• [INFORMATION SHOWN]:
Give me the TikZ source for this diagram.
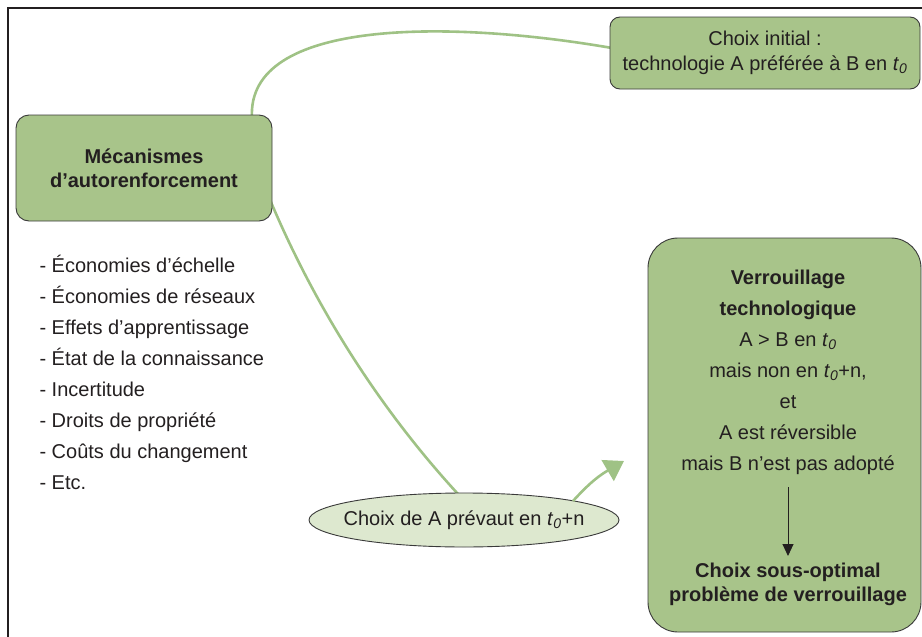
\documentclass[tikz,border=0pt]{standalone}
\usepackage{fontspec}
\setmainfont{Liberation Sans}
\usetikzlibrary{shapes.geometric,arrows.meta}
\definecolor{boxgreen}{HTML}{A8C48A}
\definecolor{linkgreen}{HTML}{9FC285}
\definecolor{palegreen}{HTML}{DDE8CF}
\definecolor{edgegrey}{HTML}{3A3A3A}
\definecolor{ink}{HTML}{231F20}
\newcommand{\tzero}{\textit{t}\textsubscript{\textit{0}}}
\tikzset{
  greenbox/.style={draw=edgegrey, line width=0.9pt, fill=boxgreen, text=ink, align=center},
  link/.style={draw=linkgreen, line width=2.6pt},
  txt/.style={font=\fontsize{20}{24}\selectfont, text=ink},
}
\begin{document}
\begin{tikzpicture}[x=1pt,y=-1pt]
\useasboundingbox (0,0) rectangle (922,637);
\clip (0,0) rectangle (922,637);
% page frame
\draw[line width=2pt, ink] (8,700) -- (8,8) -- (960,8);

% connectors (drawn first so boxes cover their ends)
\coordinate (c1) at (252,118);
\coordinate (c2) at (612,48);
\draw[link] (c1) .. controls (246,18) and (450,20) .. (c2);
\coordinate (c3) at (268,195);
\coordinate (c4) at (458,494);
\draw[link] (c3) .. controls (320,320) and (390,420) .. (c4);

% boxes
\node[greenbox, rounded corners=10pt, minimum width=310pt, minimum height=72pt,
      font=\fontsize{20}{25}\selectfont] (init) at (765,53)
  {Choix initial :\\technologie A préférée à B en \tzero};
\node[greenbox, rounded corners=13pt, minimum width=256pt, minimum height=106pt,
      font=\bfseries\fontsize{20}{24}\selectfont] (meca) at (144,168)
  {Mécanismes\\d’autorenforcement};

\draw[greenbox, rounded corners=30pt] (648,238) rectangle (921,632);
\node[txt, align=center, font=\fontsize{20}{31}\selectfont, anchor=north] (verr) at (788,266)
  {\textbf{Verrouillage}\\\textbf{technologique}\\A > B en \tzero\\mais non en \tzero+n,\\et\\A est réversible\\mais B n’est pas adopté};
\node[txt, align=center, font=\bfseries\fontsize{20}{24}\selectfont] (subopt) at (788,584)
  {Choix sous-optimal\\problème de verrouillage};
\coordinate (a1) at (788,487);
\coordinate (a2) at (788,556);
\draw[ink, line width=1pt, -{Triangle[length=12pt,width=11pt]}] (a1) -- (a2);

% ellipse and its arrow
\draw[draw=edgegrey, line width=0.9pt, fill=palegreen] (464,520) ellipse [x radius=155pt, y radius=27pt];
\node[txt] (choix) at (464,520) {Choix de A prévaut en \tzero+n};
\coordinate (g1) at (573,501);
\coordinate (g2) at (624,461);
\draw[link, -{Triangle[length=19pt,width=24pt]}] (g1) .. controls (585,488) and (595,478) .. (g2);

% list of mechanisms
\node[txt, align=left, anchor=north west, font=\fontsize{20}{31}\selectfont] (list) at (36,252)
  {- Économies d’échelle\\- Économies de réseaux\\- Effets d’apprentissage\\- État de la connaissance\\- Incertitude\\- Droits de propriété\\- Coûts du changement\\- Etc.};
\end{tikzpicture}
\end{document}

• [SET EXERCISE]:
Your task is an exact transcription of all the data, minus the pictures.

• [RESULT]:
Give me the TikZ source for this diagram.
\documentclass[tikz,border=0pt]{standalone}
\usepackage{fontspec}
\setmainfont{Liberation Sans}
\usetikzlibrary{shapes.geometric,arrows.meta}
\definecolor{boxgreen}{HTML}{A8C48A}
\definecolor{linkgreen}{HTML}{9FC285}
\definecolor{palegreen}{HTML}{DDE8CF}
\definecolor{edgegrey}{HTML}{3A3A3A}
\definecolor{ink}{HTML}{231F20}
\newcommand{\tzero}{\textit{t}\textsubscript{\textit{0}}}
\tikzset{
  greenbox/.style={draw=edgegrey, line width=0.9pt, fill=boxgreen, text=ink, align=center},
  link/.style={draw=linkgreen, line width=2.6pt},
  txt/.style={font=\fontsize{20}{24}\selectfont, text=ink},
}
\begin{document}
\begin{tikzpicture}[x=1pt,y=-1pt]
\useasboundingbox (0,0) rectangle (922,637);
\clip (0,0) rectangle (922,637);
% page frame
\draw[line width=2pt, ink] (8,700) -- (8,8) -- (960,8);

% connectors (drawn first so boxes cover their ends)
\coordinate (c1) at (252,118);
\coordinate (c2) at (612,48);
\draw[link] (c1) .. controls (246,18) and (450,20) .. (c2);
\coordinate (c3) at (268,195);
\coordinate (c4) at (458,494);
\draw[link] (c3) .. controls (320,320) and (390,420) .. (c4);

% boxes
\node[greenbox, rounded corners=10pt, minimum width=310pt, minimum height=72pt,
      font=\fontsize{20}{25}\selectfont] (init) at (765,53)
  {Choix initial :\\technologie A préférée à B en \tzero};
\node[greenbox, rounded corners=13pt, minimum width=256pt, minimum height=106pt,
      font=\bfseries\fontsize{20}{24}\selectfont] (meca) at (144,168)
  {Mécanismes\\d’autorenforcement};

\draw[greenbox, rounded corners=30pt] (648,238) rectangle (921,632);
\node[txt, align=center, font=\fontsize{20}{31}\selectfont, anchor=north] (verr) at (788,266)
  {\textbf{Verrouillage}\\\textbf{technologique}\\A > B en \tzero\\mais non en \tzero+n,\\et\\A est réversible\\mais B n’est pas adopté};
\node[txt, align=center, font=\bfseries\fontsize{20}{24}\selectfont] (subopt) at (788,584)
  {Choix sous-optimal\\problème de verrouillage};
\coordinate (a1) at (788,487);
\coordinate (a2) at (788,556);
\draw[ink, line width=1pt, -{Triangle[length=12pt,width=11pt]}] (a1) -- (a2);

% ellipse and its arrow
\draw[draw=edgegrey, line width=0.9pt, fill=palegreen] (464,520) ellipse [x radius=155pt, y radius=27pt];
\node[txt] (choix) at (464,520) {Choix de A prévaut en \tzero+n};
\coordinate (g1) at (573,501);
\coordinate (g2) at (624,461);
\draw[link, -{Triangle[length=19pt,width=24pt]}] (g1) .. controls (585,488) and (595,478) .. (g2);

% list of mechanisms
\node[txt, align=left, anchor=north west, font=\fontsize{20}{31}\selectfont] (list) at (36,252)
  {- Économies d’échelle\\- Économies de réseaux\\- Effets d’apprentissage\\- État de la connaissance\\- Incertitude\\- Droits de propriété\\- Coûts du changement\\- Etc.};
\end{tikzpicture}
\end{document}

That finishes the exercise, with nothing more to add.